Полевые работы в Баргузинском заповеднике во все времена года выработали навыки и длительной (1—2 месяца) автономной жизни, что пригодилось при работе в других организациях, связанных с полевыми исследованиями. Мне приходилось много охотиться на разного зверя, но «заповедность» души, окрепшая в Баргузинском заповеднике, всегда определяла природоохранную меру добычи.
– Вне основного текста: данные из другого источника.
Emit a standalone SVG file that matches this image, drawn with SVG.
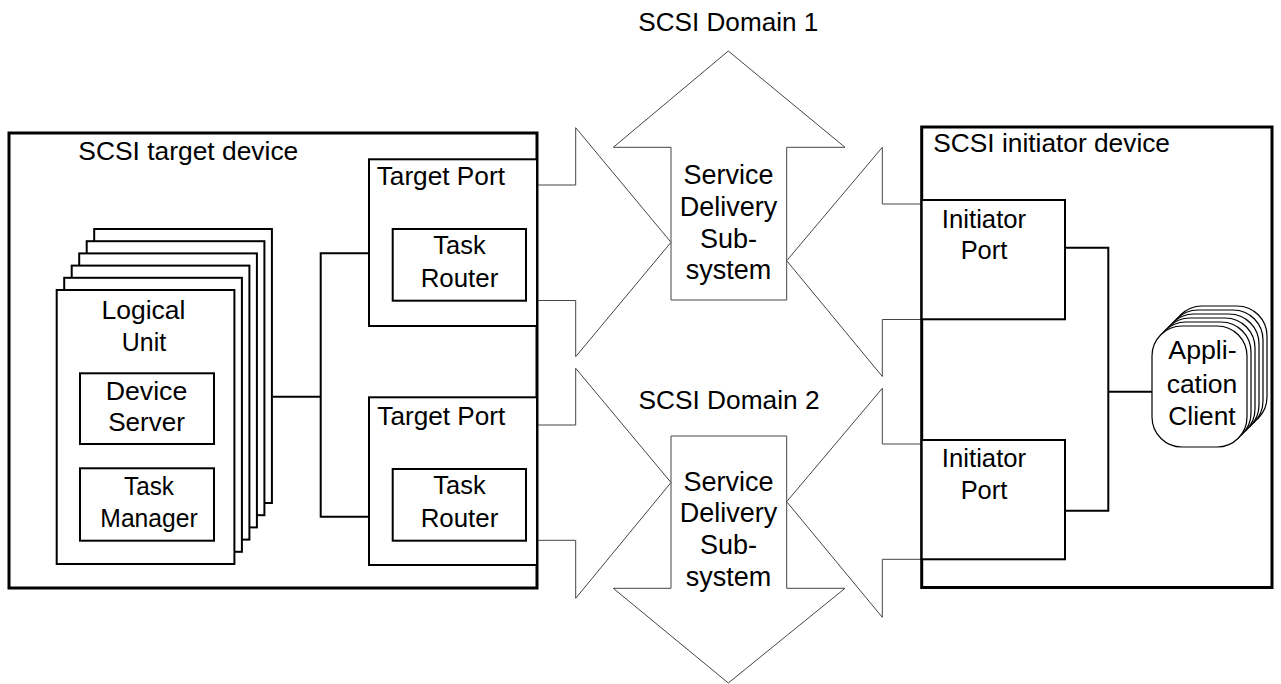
<svg xmlns="http://www.w3.org/2000/svg" width="1281" height="684" viewBox="0 0 1281 684">
<style>
text{font-family:"Liberation Sans",Arial,sans-serif;font-size:25.5px;fill:#000}
.c{text-anchor:middle}
.sd{font-size:27px}
.dev{fill:#fff;stroke:#000;stroke-width:3}
.box{fill:#fff;stroke:#000;stroke-width:2}
.thin{fill:#fff;stroke:#000;stroke-width:1.2}
.arr{fill:#fff;stroke:#444;stroke-width:1}
.wire{fill:none;stroke:#000;stroke-width:2}
</style>
<rect width="1281" height="684" fill="#fff"/>

<g id="domain1">
  <polygon class="arr" points="671,300 671,147.3 613.3,147.3 728.3,51 845,147.3 786.7,147.3 786.7,300"/>
  <polyline class="arr" points="537,185 575.7,185 575.7,127.7 671,242.3 575.7,356.7 575.7,300.5 537,300.5"/>
  <polyline class="arr" points="921.7,204 882.3,204 882.3,147.3 786.7,260.7 882.3,376.5 882.3,319.5 921.7,319.5"/>
  <text class="c" x="728.3" y="30.7" textLength="180" lengthAdjust="spacingAndGlyphs">SCSI Domain 1</text>
  <text class="c sd" x="728.5" y="184">Service</text>
  <text class="c sd" x="728.5" y="215.8">Delivery</text>
  <text class="c sd" x="728.5" y="247.6">Sub-</text>
  <text class="c sd" x="728.5" y="279.4">system</text>
</g>

<g id="domain2">
  <polygon class="arr" points="671,436 786.7,436 786.7,588.3 845,588.3 728.3,683 613.3,588.3 671,588.3"/>
  <polyline class="arr" points="537,425 575.7,425 575.7,368.3 671,482.5 575.7,598.3 575.7,540.3 537,540.3"/>
  <polyline class="arr" points="921.7,444 882.3,444 882.3,388.3 786.7,501.7 882.3,617.3 882.3,559.3 921.7,559.3"/>
  <text class="c" x="729" y="409.3" textLength="181" lengthAdjust="spacingAndGlyphs">SCSI Domain 2</text>
  <text class="c sd" x="728.5" y="490.5">Service</text>
  <text class="c sd" x="728.5" y="522.3">Delivery</text>
  <text class="c sd" x="728.5" y="554.1">Sub-</text>
  <text class="c sd" x="728.5" y="586">system</text>
</g>

<g id="target-device">
  <rect class="dev" x="9" y="133" width="528" height="455"/>
  <text x="78.3" y="160" textLength="220" lengthAdjust="spacingAndGlyphs">SCSI target device</text>
</g>

<g id="logical-units">
  <rect class="box" x="94.2" y="229" width="177.7" height="274"/>
  <rect class="box" x="86.7" y="241.2" width="177.7" height="274"/>
  <rect class="box" x="79.2" y="253.4" width="177.7" height="274"/>
  <rect class="box" x="71.7" y="265.6" width="177.7" height="274"/>
  <rect class="box" x="64.2" y="277.8" width="177.7" height="274"/>
  <rect class="box" x="56.7" y="290" width="177.7" height="274"/>
  <text class="c" x="143.5" y="319" textLength="84" lengthAdjust="spacingAndGlyphs">Logical</text>
  <text class="c" x="144" y="350.7" textLength="44.3" lengthAdjust="spacingAndGlyphs">Unit</text>
</g>

<g id="device-server">
  <rect class="box" x="80" y="373.3" width="134" height="70.7"/>
  <text class="c" x="146.5" y="400" textLength="81.7" lengthAdjust="spacingAndGlyphs">Device</text>
  <text class="c" x="146.5" y="430.7" textLength="76.7" lengthAdjust="spacingAndGlyphs">Server</text>
</g>

<g id="task-manager">
  <rect class="box" x="80" y="468.3" width="134" height="72.4"/>
  <text class="c" x="149" y="495" textLength="50" lengthAdjust="spacingAndGlyphs">Task</text>
  <text class="c" x="149" y="526.7" textLength="97.3" lengthAdjust="spacingAndGlyphs">Manager</text>
</g>

<g id="target-port-1">
  <rect class="box" x="369" y="159.3" width="168" height="166.7"/>
  <text x="376.7" y="185" textLength="128.3" lengthAdjust="spacingAndGlyphs">Target Port</text>
</g>
<g id="task-router-1">
  <rect class="box" x="392.7" y="229" width="133.3" height="71.7"/>
  <text class="c" x="459.5" y="254.3" textLength="52.3" lengthAdjust="spacingAndGlyphs">Task</text>
  <text class="c" x="459.5" y="286.7" textLength="77.7" lengthAdjust="spacingAndGlyphs">Router</text>
</g>

<g id="target-port-2">
  <rect class="box" x="369" y="397.3" width="168" height="167.7"/>
  <text x="377.3" y="425" textLength="128" lengthAdjust="spacingAndGlyphs">Target Port</text>
</g>
<g id="task-router-2">
  <rect class="box" x="392.7" y="469" width="133.3" height="71.7"/>
  <text class="c" x="459.5" y="494.3" textLength="52.3" lengthAdjust="spacingAndGlyphs">Task</text>
  <text class="c" x="459.5" y="526.7" textLength="77.7" lengthAdjust="spacingAndGlyphs">Router</text>
</g>

<g id="initiator-device">
  <rect class="dev" x="921.7" y="127" width="350.3" height="460.5"/>
  <text x="933.3" y="151.7" textLength="236.7" lengthAdjust="spacingAndGlyphs">SCSI initiator device</text>
</g>

<g id="initiator-port-1">
  <rect class="box" x="921.7" y="200" width="143.3" height="119.3"/>
  <text class="c" x="984" y="228.3" textLength="84.3" lengthAdjust="spacingAndGlyphs">Initiator</text>
  <text class="c" x="984" y="259" textLength="46.7" lengthAdjust="spacingAndGlyphs">Port</text>
</g>

<g id="initiator-port-2">
  <rect class="box" x="921.7" y="440" width="143.3" height="119.3"/>
  <text class="c" x="984" y="467" textLength="84.3" lengthAdjust="spacingAndGlyphs">Initiator</text>
  <text class="c" x="984" y="498.5" textLength="46.7" lengthAdjust="spacingAndGlyphs">Port</text>
</g>

<g id="application-client">
  <rect class="thin" x="1172" y="306" width="95" height="121" rx="30" ry="30"/>
  <rect class="thin" x="1168" y="310" width="95" height="121" rx="30" ry="30"/>
  <rect class="thin" x="1164" y="314" width="95" height="121" rx="30" ry="30"/>
  <rect class="thin" x="1160" y="318" width="95" height="121" rx="30" ry="30"/>
  <rect class="thin" x="1156" y="322" width="95" height="121" rx="30" ry="30"/>
  <rect class="thin" x="1152" y="326" width="95" height="121" rx="30" ry="30"/>
  <text class="c" x="1202.5" y="359.3" textLength="68.3" lengthAdjust="spacingAndGlyphs">Appli-</text>
  <text class="c" x="1202" y="392.5" textLength="70.7" lengthAdjust="spacingAndGlyphs">cation</text>
  <text class="c" x="1202" y="425" textLength="67.3" lengthAdjust="spacingAndGlyphs">Client</text>
</g>

<g id="connectors">
  <polyline class="wire" points="273,396.7 320.7,396.7"/>
  <polyline class="wire" points="369,253.3 320.7,253.3 320.7,516.7 369,516.7"/>
  <polyline class="wire" points="1065,247.7 1108.3,247.7 1108.3,510.7 1065,510.7"/>
  <polyline class="wire" points="1108.3,391.7 1152,391.7"/>
</g>
</svg>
В 1988 году я получил возможность перейти в только что выделенный Байкало- Ленский государственный заповедник, в подготовке организации которого я принимал некоторое участие. Его территория расположилась как раз напротив заповедника Баргузинского, за Байкалом. Это тот край, который в ясную погоду хорошо виден был даже с крыльца моего дома в посёлке Давша — центральной усадьбе Баргузинского заповедника. И теперь, иногда оказавшись у северной границы Байкало-Ленского, я вижу за Байкалом цепочку вершин Баргузинского хребта. Где-то там, в знакомом среди гор понижении, благословенная Давша.
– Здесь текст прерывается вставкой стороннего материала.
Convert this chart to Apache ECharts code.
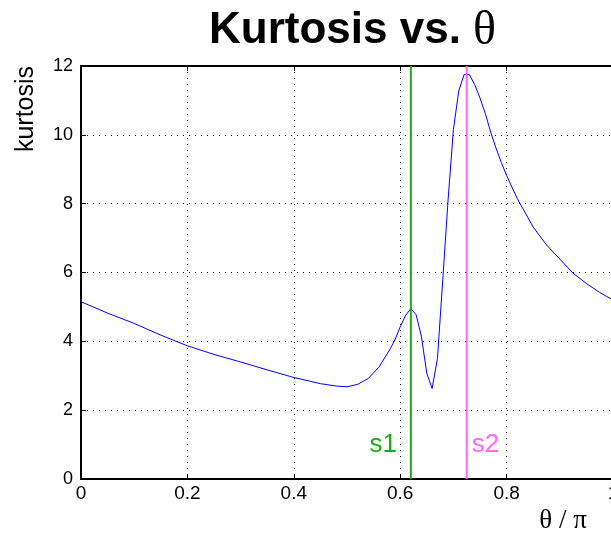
<!DOCTYPE html>
<html>
<head>
<meta charset="utf-8">
<script src="https://cdn.jsdelivr.net/npm/echarts@6/dist/echarts.min.js"></script>
<style>
  html, body { margin: 0; padding: 0; background: #fff; }
  #main { width: 611px; height: 533px; }
</style>
</head>
<body>
<div id="main"></div>
<script>
// theta / pi samples
var thetaVals = [0, 0.05, 0.1, 0.15, 0.2, 0.25, 0.3, 0.35, 0.4, 0.45, 0.48, 0.5, 0.52, 0.54, 0.56, 0.58,
  0.59, 0.6, 0.61, 0.62, 0.63, 0.64, 0.65, 0.66, 0.67, 0.68, 0.69, 0.7, 0.71, 0.72, 0.73, 0.74, 0.75,
  0.76, 0.77, 0.78, 0.79, 0.8, 0.82, 0.85, 0.875, 0.9, 0.925, 0.95, 0.975, 1.0];
var kurtVals = [5.15, 4.82, 4.52, 4.18, 3.87, 3.62, 3.40, 3.17, 2.95, 2.77, 2.70, 2.68, 2.75, 2.92, 3.25, 3.75,
  4.04, 4.42, 4.75, 4.95, 4.77, 4.13, 3.07, 2.63, 3.50, 5.78, 8.11, 10.15, 11.27, 11.75, 11.75, 11.46, 11.07,
  10.62, 10.08, 9.62, 9.20, 8.82, 8.15, 7.32, 6.80, 6.39, 5.98, 5.68, 5.42, 5.2];
// marker lines
var markNames = ['s1', 's2'];
var markPos = [0.62, 0.725];
var markColors = ['#16b016', '#ff66ff'];

var chart = echarts.init(document.getElementById('main'));
var font = 'Liberation Sans, Arial, Helvetica, sans-serif';
var serif = 'Liberation Serif, Times New Roman, serif';

var curve = thetaVals.map(function (t, i) { return [t, kurtVals[i]]; });

var series = [{
  type: 'line',
  data: curve,
  showSymbol: false,
  symbol: 'none',
  lineStyle: { color: '#0000ff', width: 1 },
  z: 3
}];
markPos.forEach(function (p, i) {
  series.push({
    type: 'line',
    data: [[p, 0], [p, 12]],
    symbol: 'none',
    lineStyle: { color: markColors[i], width: 2 },
    z: 4
  });
});

var axisCommon = {
  type: 'value',
  axisLine: { show: true, onZero: false, lineStyle: { color: '#000', width: 2 } },
  axisTick: { show: true, inside: true, length: 5, lineStyle: { color: '#000' } }
};

chart.setOption({
  animation: false,
  backgroundColor: '#fff',
  title: {
    text: '{a|Kurtosis vs. }{b|θ}',
    left: 204,
    top: 2,
    textStyle: {
      rich: {
        a: { fontFamily: font, fontWeight: 'bold', fontSize: 44, color: '#000' },
        b: { fontFamily: serif, fontWeight: 'normal', fontSize: 48, color: '#000' }
      }
    }
  },
  grid: { left: 81, right: -2, top: 66, bottom: 54, containLabel: false, outerBoundsMode: 'none' },
  xAxis: [
    Object.assign({}, axisCommon, {
      min: 0, max: 1, interval: 0.2,
      position: 'bottom',
      axisLabel: { color: '#000', fontFamily: font, fontSize: 19, margin: 5,
        formatter: function (v) { return v === 0 ? '0' : (v === 1 ? '1' : v.toFixed(1)); } },
      splitLine: { show: true, lineStyle: { color: '#000', type: [1, 5], width: 1 } }
    }),
    Object.assign({}, axisCommon, {
      min: 0, max: 1, interval: 0.2,
      position: 'top',
      axisLabel: { show: false },
      splitLine: { show: false }
    })
  ],
  yAxis: [
    Object.assign({}, axisCommon, {
      min: 0, max: 12, interval: 2,
      position: 'left',
      axisLabel: { color: '#000', fontFamily: font, fontSize: 18, margin: 8 },
      splitLine: { show: true, lineStyle: { color: '#000', type: [1, 5], width: 1 } }
    })
  ],
  series: series
});

// texts placed from data coordinates
var g = [];
markPos.forEach(function (p, i) {
  var pt = chart.convertToPixel({ gridIndex: 0 }, [p, 1]);
  g.push({
    type: 'text',
    x: i === 0 ? pt[0] - 14 : pt[0] + 5,
    y: pt[1],
    style: {
      text: markNames[i],
      fill: markColors[i],
      font: '26px ' + font,
      align: i === 0 ? 'right' : 'left',
      verticalAlign: 'middle'
    },
    z: 10
  });
});
g.push({
  type: 'text',
  x: 26, y: 109,
  rotation: Math.PI / 2,
  style: { text: 'kurtosis', fill: '#000', font: '25px ' + font, align: 'center', verticalAlign: 'middle' }
});
g.push({
  type: 'text',
  x: 563, y: 521,
  style: { text: 'θ / π', fill: '#000', font: '27px ' + serif, align: 'center', verticalAlign: 'middle' }
});
chart.setOption({ graphic: g });
</script>
</body>
</html>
В Байкало-Ленском заповеднике, где я работаю уже двадцать пять лет, автономно, как бывало в Баргузинском, прошёл более тысячи километров познавательных маршрутов, сделал множество для себя открытий, собрал экологический материал о жизни заповедных обитателей. В 1996 году к десятилетию БЛГЗ удалось уточнить, описать и сфотографировать коренной исток Большой Лены, обнаружить (по рассказу геолога Александра Алексеевича Бухарова) заповедный палеовулкан, возраст которого — миллиард семьсот двадцать миллионов лет, таких древностей на Земле единицы. Удавалось неоднократно на резиновой лодочке сплыть по великой Лене с самых её верховий более двухсот километров девственной заповедности. Теперь всё это в моей памяти и моих книгах: «Заповедник на Байкале» (1979), «Волчья песня» (Иркутск, 2003), «Вести от Синих гор» (Иркутск, 2006), «Визит к Берендею» (Иркутск, 2008)и других.
Весь этот пройденный путь жив в памяти благодарностью судьбе, звенящей струной которой была заповедность.